(Figure scripts)
┄┄┄┄┄┄┄┄┄┄┄┄┄┄┄┄┄┄┄┄

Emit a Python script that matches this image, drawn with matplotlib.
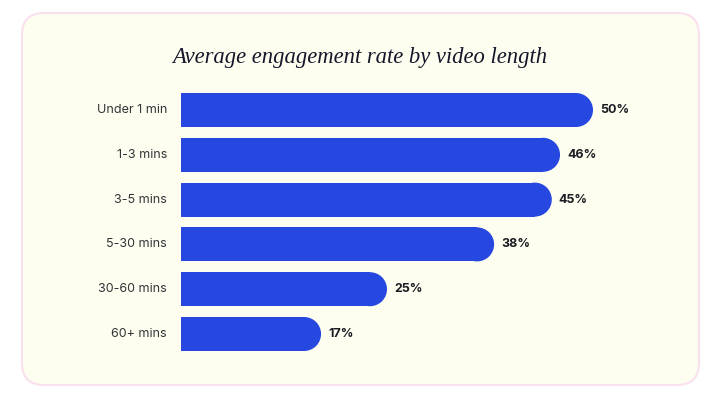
import matplotlib
matplotlib.use("Agg")
import matplotlib.pyplot as plt
from matplotlib.patches import FancyBboxPatch, Ellipse

# data
categories = ["Under 1 min", "1-3 mins", "3-5 mins", "5-30 mins", "30-60 mins", "60+ mins"]
rates = [50, 46, 45, 38, 25, 17]
title = "Average engagement rate by video length"

bar_color = "#2748E0"
card_color = "#FDFEF0"
edge_color = "#FAE0EE"

W, H = 710, 393
fig = plt.figure(figsize=(W / 100, H / 100), dpi=100)
fig.patch.set_facecolor("white")

# background card, drawn in pixel coords
bg = fig.add_axes([0, 0, 1, 1])
bg.set_xlim(0, W)
bg.set_ylim(H, 0)
bg.axis("off")
card = FancyBboxPatch((22, 13), 677, 372, boxstyle="round,pad=0,rounding_size=22",
                      facecolor=card_color, edgecolor=edge_color, linewidth=1.5)
bg.add_patch(card)

fig.text(360 / W, 1 - 57 / H, title, ha="center", va="center",
         family="Liberation Serif", style="italic", fontsize=16.3, color="#16162a")

# bar axes: x=0 at px 181, 8.24 px per percent, rows 44.8 px apart
px_per = 8.24
row = 44.8
xmax = 60
top_px = 110 - row / 2
ax = fig.add_axes([181 / W, 1 - (top_px + row * 6) / H, px_per * xmax / W, row * 6 / H])
ax.set_xlim(0, xmax)
ax.set_ylim(5.5, -0.5)
ax.axis("off")

h = 34 / row
rx = 17 / px_per
for i, (cat, v) in enumerate(zip(categories, rates)):
    ax.barh(i, v - rx, height=h, color=bar_color, linewidth=0)
    ax.add_patch(Ellipse((v - rx, i), 2 * rx, h, facecolor=bar_color, linewidth=0))
    ax.text(v + 7 / px_per, i, f"{v}%", ha="left", va="center",
            family="Inter", fontweight="bold", fontsize=9, color="#1b1b22")
    ax.text(-14 / px_per, i, cat, ha="right", va="center",
            family="Inter", fontsize=9, color="#333338")

plt.savefig("out.png", dpi=100, facecolor="white")
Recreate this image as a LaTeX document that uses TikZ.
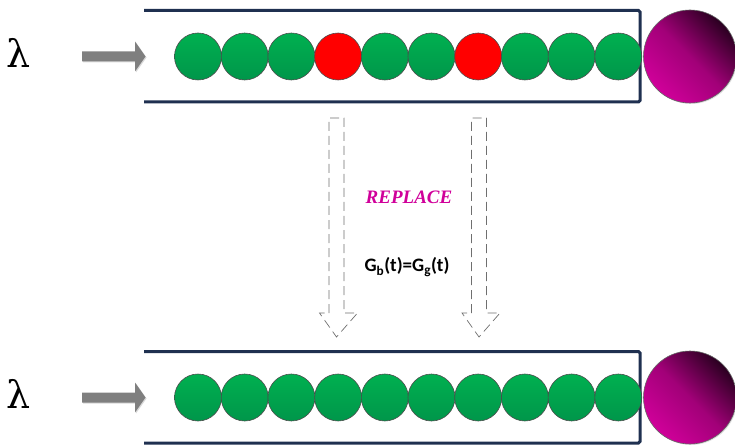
\documentclass[tikz,border=0pt]{standalone}
\usepackage{fontspec}
\setmainfont{Liberation Serif}
\newfontfamily\labelfont{Carlito}
\newfontfamily\ratefont{DejaVu Serif}
\usetikzlibrary{shadows}
\definecolor{navy}{HTML}{1F3050}
\definecolor{ballgreen}{HTML}{00B050}
\definecolor{ballgreendk}{HTML}{00964A}
\definecolor{ballred}{HTML}{FF0000}
\definecolor{serverpink}{HTML}{D0009A}
\definecolor{serverdark}{HTML}{2A0020}
\definecolor{arrowgray}{HTML}{7F7F7F}
\definecolor{dashgray}{HTML}{6F6F6F}
\tikzset{
  queueline/.style={draw=navy, line width=3pt, rounded corners=1.5pt},
  good/.style={circle, minimum size=47pt, inner sep=0pt, draw=black!70, line width=0.6pt,
               top color=ballgreen, bottom color=ballgreendk},
  bad/.style={circle, minimum size=47pt, inner sep=0pt, draw=black!70, line width=0.6pt, fill=ballred},
  server/.style={circle, minimum size=93pt, inner sep=0pt, draw=black!60, line width=0.6pt,
                 top color=serverdark, bottom color=serverpink, middle color=serverpink!72!serverdark,
                 shading angle=-45, drop shadow={opacity=0.25, shadow xshift=1pt, shadow yshift=-1pt}},
  feed/.style={fill=arrowgray, draw=none, drop shadow={opacity=0.3, shadow xshift=1pt, shadow yshift=-1pt}},
  flow/.style={draw=dashgray, line width=0.7pt, dash pattern=on 9pt off 5pt},
  rate/.style={font=\ratefont\fontsize{38}{38}\selectfont},
}
\begin{document}
\begin{tikzpicture}[x=1pt, y=-1pt]
\useasboundingbox (0,0) rectangle (735,446);

% ---- two queues: upper one with two bad items, lower one all good ----
\foreach \row/\yc in {top/56.5, bot/397.5} {
  % open-ended queue channel
  \draw[queueline] (144,\yc-46) -- (640,\yc-46) -- (640,\yc+45.5) -- (144,\yc+45.5);
  % arrival rate
  \node[rate] (lam-\row) at (19,\yc-4) {λ};
  % arrival arrow
  \coordinate (in-\row) at (82,\yc);
  \fill[feed] (82,\yc-5) -- (135,\yc-5) -- (135,\yc-15) -- (145.5,\yc) -- (135,\yc+15)
              -- (135,\yc+5) -- (82,\yc+5) -- cycle;
  % server
  \node[server] (srv-\row) at (690,\yc) {};
}

% upper queue contents
\foreach \i in {1,...,10} {
  \pgfmathsetmacro\xc{198+(\i-1)*46.7}
  \ifnum\i=4 \node[bad] (t\i) at (\xc,56.5) {};
  \else\ifnum\i=7 \node[bad] (t\i) at (\xc,56.5) {};
  \else \node[good] (t\i) at (\xc,56.5) {};
  \fi\fi
}
% lower queue contents
\foreach \i in {1,...,10} {
  \pgfmathsetmacro\xc{198+(\i-1)*46.7}
  \node[good] (b\i) at (\xc,397.5) {};
}

% ---- replacement arrows (dashed outline) ----
\foreach \name/\xc in {L/336.5, R/479} {
  \draw[flow] (\xc-7.5,313) -- (\xc-7.5,118) -- (\xc+7.5,118) -- (\xc+7.5,313)
              -- (\xc+21,313) -- (\xc,337) -- (\xc-17,313) -- cycle;
}

\node[font=\fontsize{19}{19}\selectfont\bfseries\itshape, text=serverpink] (rep) at (409,197) {REPLACE};
\node[font=\labelfont\fontsize{19}{19}\selectfont\bfseries] (eq) at (407,267)
  {G\textsubscript{b}(t)=G\textsubscript{g}(t)};
\end{tikzpicture}
\end{document}
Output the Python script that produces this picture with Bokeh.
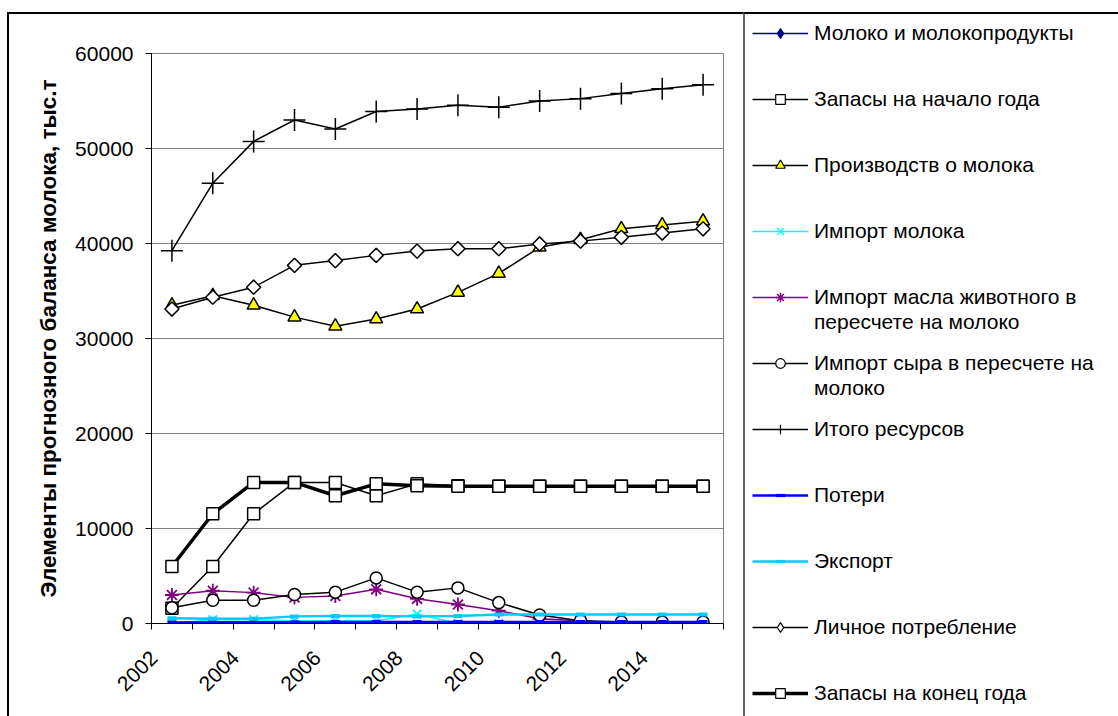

┄┄┄┄┄┄┄┄┄┄┄┄┄┄┄┄┄┄┄┄

Directions for this task -
Every line from the start of the listing above through the line with "engagement rate by" should be repeated exactly; skip the pictures and add nothing else.

Exercise result -
Emit a Python script that matches this image, drawn with matplotlib.
import matplotlib
matplotlib.use("Agg")
import matplotlib.pyplot as plt
from matplotlib.patches import FancyBboxPatch, Ellipse

# data
categories = ["Under 1 min", "1-3 mins", "3-5 mins", "5-30 mins", "30-60 mins", "60+ mins"]
rates = [50, 46, 45, 38, 25, 17]
title = "Average engagement rate by video length"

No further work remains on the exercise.